My neighbor Dude (Yes, it's the real name of my 70 something neighbor; has been since he was 8 years old!) cans quite a lot. Fresh vegetables, pickled vegetables, soups, stews, just lots of stuff.  I knew he did because we swap garden stories all spring and summer.

But it wasn't until he took me to visit his pantry that I realized just how much he did can. Just take a look at this . . . .

And this . . . .

I always get a sweet sense of satisfaction when I go to my basement and see my little jars of garden treasures, glistening like jewels under the light. But my little store pales by comparison to Dude's mother lode! See why I have a twinge of pantry envy?

Do I dare take a jar of my pickled Brussels sprouts to Dude? Will he laugh?

Pickled Brussels Sprouts
from Edible Wisconsin
makes 3 pints
This is a small batch but worth it. These sprouts have a tang with a hit of hot. A nice addition to a relish tray . . . or maybe a Bloody Mary! they're best used whole, but you can halve large ones.

! 1/2 pounds Brussels, sprouts (about 6 cups)
1 1/2 cups cider vinegar
1 1/2 cups water
4 teaspoons kosher salt
1 tablespoon sugar
1/2 teaspoon cardamom seeds
1/2 teaspoon fennel seeds
1/2 teaspoon mustard seeds
1/2 teaspoon red pepper flakes
1/2 teaspoon whole peppercorns
3 garlic cloves, sliced

Sterilize 3 pint-sized canning jars and lids

Bring a large pot of water to boil and blanch Brussels sprouts for about 2 minutes. Immediately drain and submerge in ice water to cool.

Meanwhile, combine vinegar, water, salt and suagr in a medium saucepan and bring to a boil.

Turn down heat and boil for about 3 minutes, stirring until salt and saugar are dissolved. Turn off heat.

Drain Brussels sprouts and pack evenly among the three jars. EVenly distibute the spices andgarlic among the jars, too.

Carefully pour the brine in the jars to 1/2 inch below the top of the jars. Screw on lids.

For refrigerator pickles, let cool to room temeprature then put in fridge. Wait a few days before opening (if you can.) Should keep about one month in the fridge.

For canned pickles, process the jars in a boiling hot water bath for 10 minutes. Remove and let cool. Wait a few days before opening. Will keep indefinitely.


  1. I have grown up emotionally scarred, having to suffer through a helping of the mushy little cabbage heads every xmas. I am learning to like them, al dente, with a little honey or sugar to help them along, but pickled brussels, Rosemary, now you're talking! These will be the surprise nibble to hand around with drinks. Love it. You can tell Dude, that you added an Irish friend to those suffering a severe case of pantry envy. Isn't his store like a treasure trove! All those beautiful, colourful jars just waiting to be explored!
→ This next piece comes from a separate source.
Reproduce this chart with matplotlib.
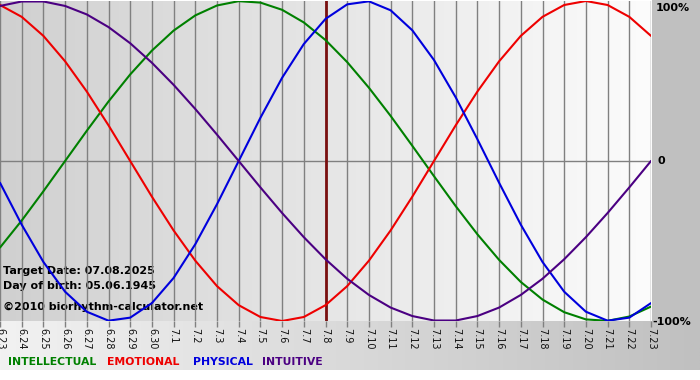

  2. Dude's face will light up when I tell him he has another fan, Hester! And I'm hoping I get a great reaction when I share these at Thanksgiving.
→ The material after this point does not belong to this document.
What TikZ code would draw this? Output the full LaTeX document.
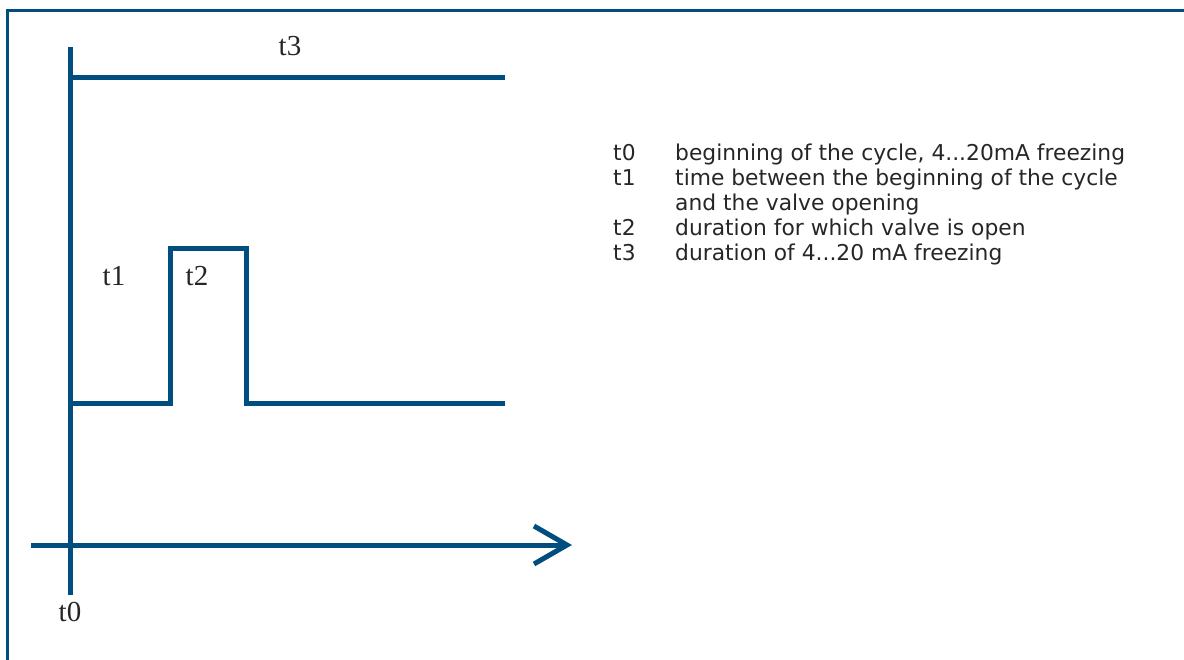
\documentclass[tikz,border=0pt]{standalone}
\usepackage{fontspec}
\setmainfont{Liberation Serif}
\newfontfamily\keyfont{DejaVu Sans}
\usetikzlibrary{positioning,arrows.meta}
\definecolor{sigblue}{RGB}{0,78,128}

\begin{document}
\begin{tikzpicture}[x=1pt, y=-1pt,
  sig/.style={draw=sigblue, line width=5pt},
  tlabel/.style={font=\fontsize{29}{34}\selectfont, inner sep=0pt, text=black!85},
  keytag/.style={font=\keyfont\fontsize{21.8}{25}\selectfont, anchor=base west,
                 inner sep=0pt, text=black!85}]
\useasboundingbox (0,0) rectangle (1184,659);
% frame
\draw[sigblue, line width=3pt] (7,662) -- (7,10) -- (1186,10);

% axes
\coordinate (ytop) at (70,47);
\coordinate (ybot) at (70,595);
\coordinate (xl) at (31,545);
\coordinate (xr) at (572,545);
\draw[sig] (ybot) -- (ytop);
\draw[sig, -{Straight Barb[length=33pt, width=38pt, line width=5pt]}] (xl) -- (xr);

% t3 window
\coordinate (w0) at (70,77);
\coordinate (w1) at (505,77);
\draw[sig] (w0) -- (w1);

% valve pulse
\coordinate (p0) at (70,403);
\coordinate (p1) at (170,403);
\coordinate (p2) at (170,248);
\coordinate (p3) at (246,248);
\coordinate (p4) at (246,403);
\coordinate (p5) at (505,403);
\draw[sig] (p0) -- (p1) -- (p2) -- (p3) -- (p4) -- (p5);

\node[tlabel] (t0) at (70,612) {t0};
\node[tlabel] (t1) at (114,276) {t1};
\node[tlabel] (t2) at (197,276) {t2};
\node[tlabel] (t3) at (290,46) {t3};

% legend
\node[keytag] (k0) at (613,160) {t0};
\node[keytag] (k1) at (613,185) {t1};
\node[keytag] (k2) at (613,235) {t2};
\node[keytag] (k3) at (613,260) {t3};
\node[keytag] (d0) at (675,160) {beginning of the cycle, 4...20mA freezing};
\node[keytag] (d1) at (675,185) {time between the beginning of the cycle};
\node[keytag] (d1b) at (675,210) {and the valve opening};
\node[keytag] (d2) at (675,235) {duration for which valve is open};
\node[keytag] (d3) at (675,260) {duration of 4...20 mA freezing};
\end{tikzpicture}
\end{document}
  3. Wow, that is some serious canning. An entire room is needed. I would never think to can brussel sprouts, but I do love everything pickled.

    1. It wasn't until my sister-in-law spied them on a buffet that I got the idea to pickle my over supply of Brussels sprouts, Val. But I think it's a great idea.

  4. Love the pickled brussels sprouts but now I have pantry envy too looking at those pictures!
    Mary x

    1. I was awestruck, Mary, when he gave me a tour. I didn't take pictures of his two chest freezers -- full of beef (his own), walleye and salmon (he caught) and chickens (yes, again.) Talk about local! Dude doesn't have to go more than 200 yards!

  5. Your brussel sprouts look fantastic my friend :D
    Perfect canning!


    1. If you like a little tart, hot something, they're great . . . and great practice for my growing canning prowess,Guru Uru!

  6. Wow! Dude has got it going on ;) I hope we can one day have pantry even a fraction of that!

    1. He's quite the Dude . . . and really quite so humble "showing off" his goods. Amazing to think a 77 year old widower does this, isn't it?

  7. What a great and creative idea and that pantry is simply amazing, wow!

    1. It was only after I went to a lunch buffet where they had these that I got inspired, CHris. Glad I did. Great use of my surplus. (Since my freezing only made them mushy!!!)

  8. Oh my gosh, I see why you have pantry envy. I love the idea of your pickled sprouts in a bloody mary!

    1. I've yet to try it, Karen, but I surely will this Christmas morning!

  9. Oh my gosh, what a treasure trove! He is a canning master to say the least I would love to have this in my basement. I would also love to have a few jars of your Brussels sprouts in there too. I love them.

    1. He is a canning master . . and he's taught me a lot. I'm still learning.

  10. Hi Rosemary, nipping back to wish you a very Happy Christmas/Holiday Season. It's funny - this post has really stayed with me and I suffer flash-backs of pantry envy! I'm even thinking of moving so that I have a house with a pantry! Wishing you and yours all the best for 2014, Hester x

    1. Glad you nipped back, Hester, despite my blog silence! I resolve to be a better blogger. Maybe I need a time management course! I'll be visiting you!